You know the scripture story about Jesus' dear friends Mary, Martha and Lazarus. The 2 sisters had sent word to Jesus that their brother was dying. But Jesus had been busy and couldn't come immediately. By the time He got there, Lazarus was dead. And as Jesus looked at those people He loved and saw their suffering, He felt all the same things you and I feel when someone we love dies. And He wept. The people said: "See how He loved him." But others said: "If He loved him so much, why didn't He save him from this death?" And that's the question we all ask in that situation: If God loves us, why did He let this happen? Why didn't He get here sooner? And why wasn't our love enough to save this person?

"If only I had known," we say. But do we think Jesus didn't know? Do we really think the Lord didn't know all of that? Not a sparrow falls without the Lord knowing it.
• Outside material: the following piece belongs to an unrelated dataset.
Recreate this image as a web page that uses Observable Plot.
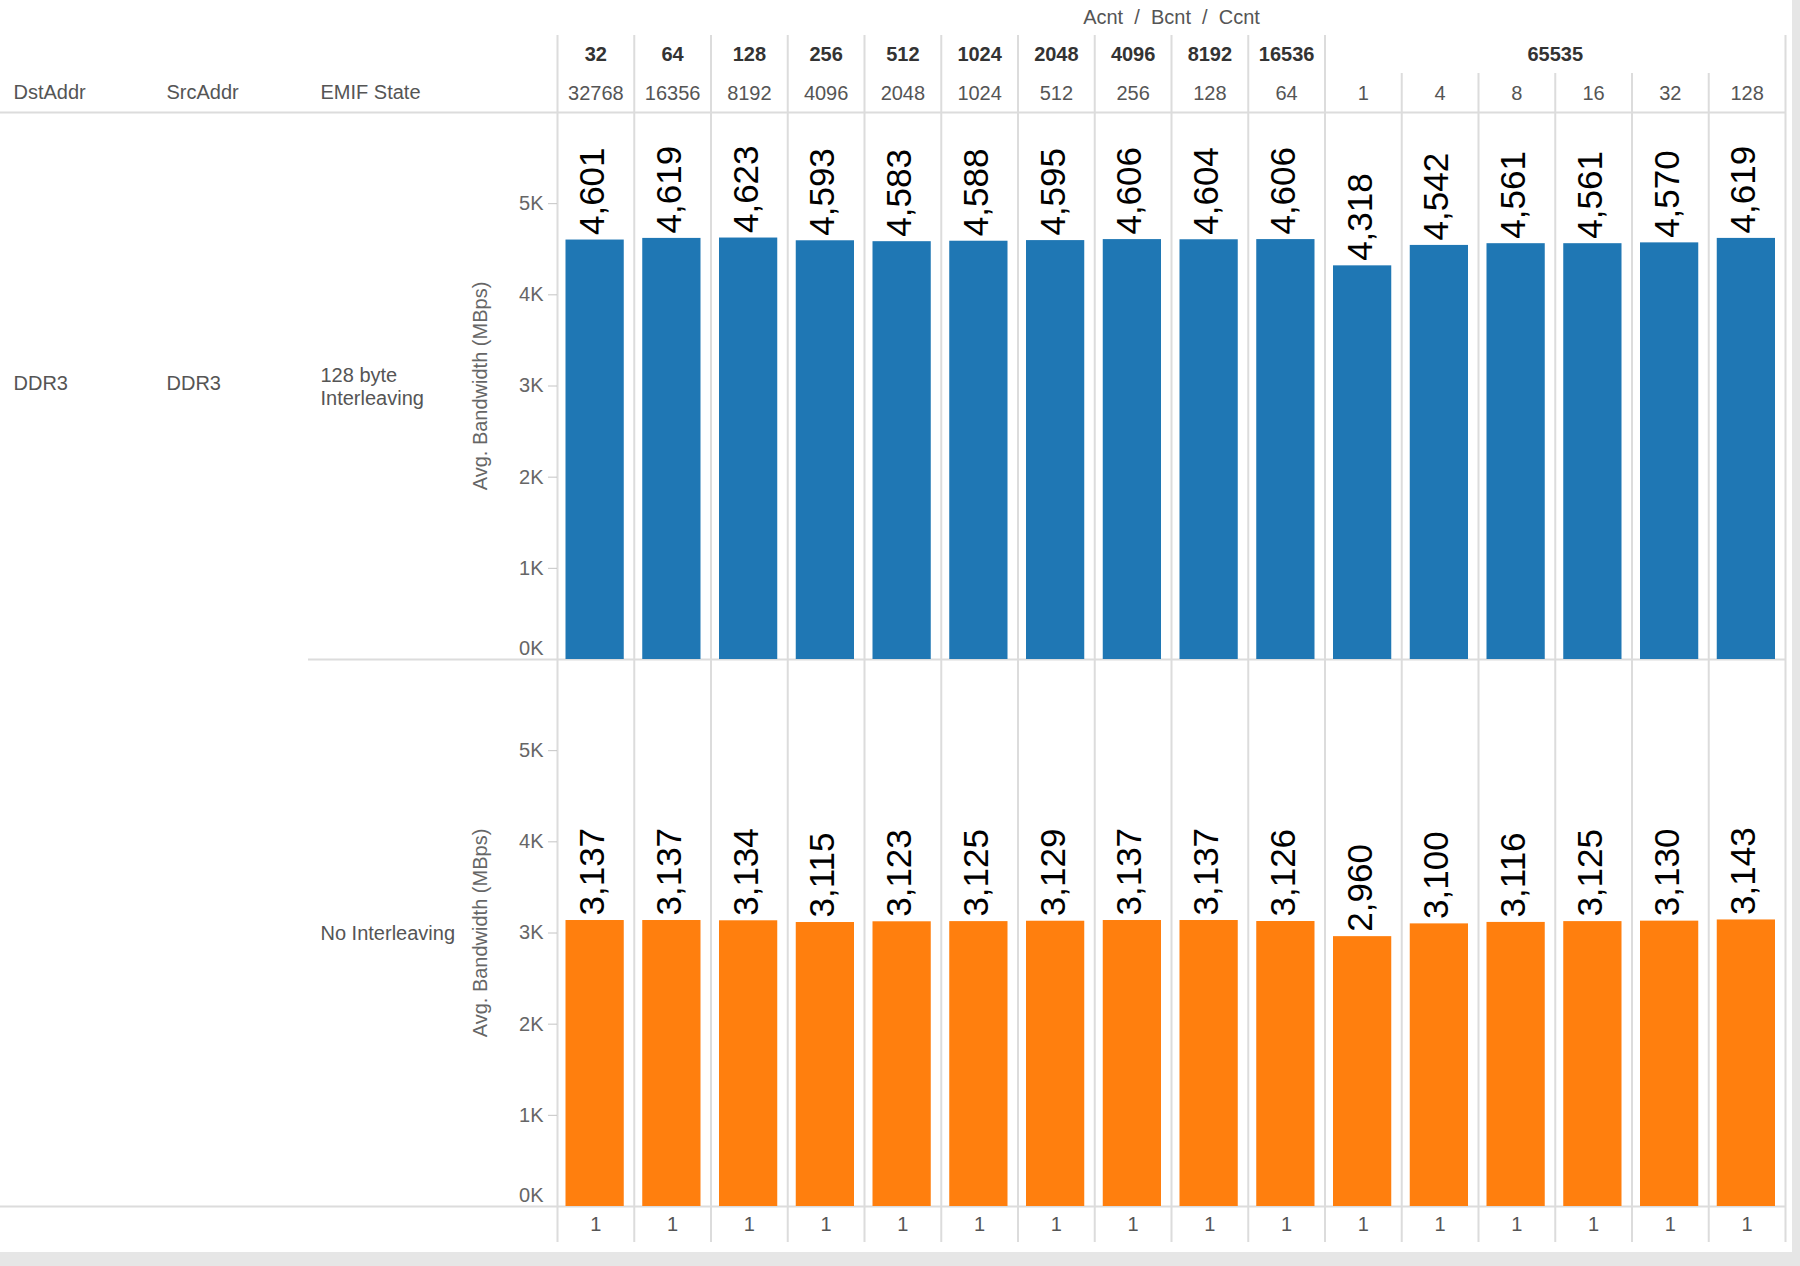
<!DOCTYPE html>
<html>
<head>
<meta charset="utf-8">
<script src="https://cdn.jsdelivr.net/npm/d3@7"></script>
<script src="https://cdn.jsdelivr.net/npm/@observablehq/plot@0.6"></script>
<style>
  html, body { margin: 0; padding: 0; background: #ffffff; }
  #wrap { position: relative; width: 1800px; height: 1266px; background: #e6e6e6; overflow: hidden; }
  #paper { position: absolute; left: 0; top: 0; width: 1792px; height: 1252px; background: #ffffff; }
  #chart { position: absolute; left: 0; top: 0; }
</style>
</head>
<body>
<div id="wrap"><div id="paper"></div><div id="chart"></div></div>
<script>
// ---- data ----
const headerTitle = "Acnt\u00a0 /\u00a0 Bcnt\u00a0 /\u00a0 Ccnt";
const dimNames = ["DstAddr", "SrcAddr", "EMIF State"];
const dstAddr = ["DDR3"];
const srcAddr = ["DDR3"];
const states = ["128 byte Interleaving", "No Interleaving"];
const stateLabels = ["128 byte\nInterleaving", "No Interleaving"];
const acnt = [32, 64, 128, 256, 512, 1024, 2048, 4096, 8192, 16536, 65535, 65535, 65535, 65535, 65535, 65535];
const bcnt = [32768, 16356, 8192, 4096, 2048, 1024, 512, 256, 128, 64, 1, 4, 8, 16, 32, 128];
const ccnt = [1, 1, 1, 1, 1, 1, 1, 1, 1, 1, 1, 1, 1, 1, 1, 1];
const bwInterleave = [4601, 4619, 4623, 4593, 4583, 4588, 4595, 4606, 4604, 4606, 4318, 4542, 4561, 4561, 4570, 4619];
const bwNone = [3137, 3137, 3134, 3115, 3123, 3125, 3129, 3137, 3137, 3126, 2960, 3100, 3116, 3125, 3130, 3143];
const yTicks = [0, 1000, 2000, 3000, 4000, 5000];
const yDomain = [0, 6000];
const yLabel = "Avg. Bandwidth (MBps)";
const colors = ["#1f77b4", "#ff7f0e"];

// ---- derived tables ----
const n = acnt.length;
const rows = [];
[bwInterleave, bwNone].forEach((vals, k) =>
  vals.forEach((v, i) => rows.push({i, state: states[k], value: v})));
const bounds = d3.range(n + 1);
const isMajor = b => b === 0 || b === n || acnt[b] !== acnt[b - 1];
const groups = [];
acnt.forEach((a, i) => {
  if (i === 0 || a !== acnt[i - 1]) groups.push({a, start: i, end: i + 1});
  else groups[groups.length - 1].end = i + 1;
});
const topS = states[0], botS = states[1];
const fmt = d3.format(",");
const kfmt = d => d / 1000 + "K";

// ---- layout / style constants ----
const FONT = "'Liberation Sans', Arial, sans-serif";
const grid = {stroke: "#dcdcdc", strokeWidth: 2};
const dimDx = [-544, -391, -237];
const textGray = "#555";

const chart = Plot.plot({
  width: 1800,
  height: 1266,
  marginTop: 112,
  marginBottom: 60,
  marginLeft: 557,
  marginRight: 15,
  x: {domain: [0, n], axis: null},
  y: {domain: yDomain, axis: null},
  fy: {domain: states, padding: 0, axis: null, round: false},
  color: {domain: states, range: colors},
  style: {background: "transparent", fontFamily: FONT, fontSize: "20px", color: textGray, overflow: "visible"},
  marks: [
    // vertical column separators
    Plot.ruleX(bounds.filter(isMajor), {x: d => d, fy: () => topS, insetTop: -77, ...grid}),
    Plot.ruleX(bounds.filter(b => !isMajor(b)), {x: d => d, fy: () => topS, insetTop: -39, ...grid}),
    Plot.ruleX(bounds, {x: d => d, fy: () => botS, insetBottom: -36, ...grid}),
    // horizontal separators
    Plot.ruleY([yDomain[1]], {y: d => d, fy: () => topS, insetLeft: -557, ...grid}),
    Plot.ruleY([0], {y: d => d, fy: () => topS, insetLeft: -249, ...grid}),
    Plot.ruleY([0], {y: d => d, fy: () => botS, insetLeft: -557, ...grid}),
    // bars
    Plot.rect(rows, {x1: "i", x2: d => d.i + 1, y1: 0, y2: "value", fy: "state", fill: "state", insetLeft: 8.5, insetRight: 10}),
    // value labels
    Plot.text(rows, {x: d => d.i + 0.5, y: "value", fy: "state", text: d => fmt(d.value), rotate: -90, textAnchor: "start", dy: -5, dx: -3, fontSize: 35, fill: "#000"}),
    // y axes
    Plot.axisY({ticks: yTicks.filter(t => t > 0), tickFormat: kfmt, tickSize: 9, tickPadding: 5, stroke: "#c4c4c4", fill: "#666", fontSize: 20, label: null}),
    Plot.axisY({ticks: yTicks.filter(t => t === 0), tickFormat: kfmt, tickSize: 0, tickPadding: 14, dy: -11, fill: "#666", fontSize: 20, label: null}),
    Plot.text(states, {fy: d => d, text: () => yLabel, frameAnchor: "left", dx: -77, rotate: -90, textAnchor: "middle", fontSize: 20, fill: "#666"}),
    // column header
    Plot.text([headerTitle], {fy: () => topS, text: d => d, frameAnchor: "top", dy: -103, fontSize: 20, fill: textGray}),
    Plot.text(groups, {x: d => (d.start + d.end) / 2, fy: () => topS, text: d => String(d.a), frameAnchor: "top", dy: -66, fontSize: 20, fontWeight: "bold", fill: "#333"}),
    Plot.text(bcnt, {x: (d, i) => i + 0.5, fy: () => topS, text: d => String(d), frameAnchor: "top", dy: -27, fontSize: 20, fill: textGray}),
    // footer (Ccnt)
    Plot.text(ccnt, {x: (d, i) => i + 0.5, fy: () => botS, text: d => String(d), frameAnchor: "bottom", dy: 24, fontSize: 20, fill: textGray}),
    // row dimension headers
    ...dimNames.map((name, k) => Plot.text([name], {fy: () => topS, text: d => d, frameAnchor: "top-left", dx: dimDx[k], dy: -28, textAnchor: "start", fontSize: 20, fill: textGray})),
    Plot.text(dstAddr, {fy: () => topS, text: d => d, frameAnchor: "left", dx: dimDx[0], dy: -2, textAnchor: "start", fontSize: 20, fill: textGray}),
    Plot.text(srcAddr, {fy: () => topS, text: d => d, frameAnchor: "left", dx: dimDx[1], dy: -2, textAnchor: "start", fontSize: 20, fill: textGray}),
    Plot.text(states, {fy: d => d, text: (d, i) => stateLabels[i], frameAnchor: "left", dx: dimDx[2], textAnchor: "start", lineHeight: 1.15, fontSize: 20, fill: textGray})
  ]
});
document.getElementById("chart").appendChild(chart);
</script>
</body>
</html>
He knows the number of all our days, and He is there.

Now that doesn't mean things don't go wrong or that there will not be evil that effects our lives and our deaths. The Lord has told us that there is evil. But He has also assured us that before it even happens He has already overcome all of it and is able to bring good out of all of it for those who love Him.

He is there before and during and after. "As you pass through the deep waters, I will be with you, and they shall not overwhelm you." For the person who has died, no matter what the cause, there are green mansions on the other side, where the lawn is not so hard to mow. So let us be clear that when we grieve at the death of someone, we grieve mainly for ourselves, for our loss, because, as Paul said: "For me, to die is gain."

As we deal with our own pain and anger and guilt at our loss, as we really deal with it and express it, gradually we begin to see that these things separate us from the one we loved as much as the death itself. We have to go through these feelings and come out on the other side before we can again be close to that person. We have to go through these deep waters and let go of the bad grief before we can enter into the good grief.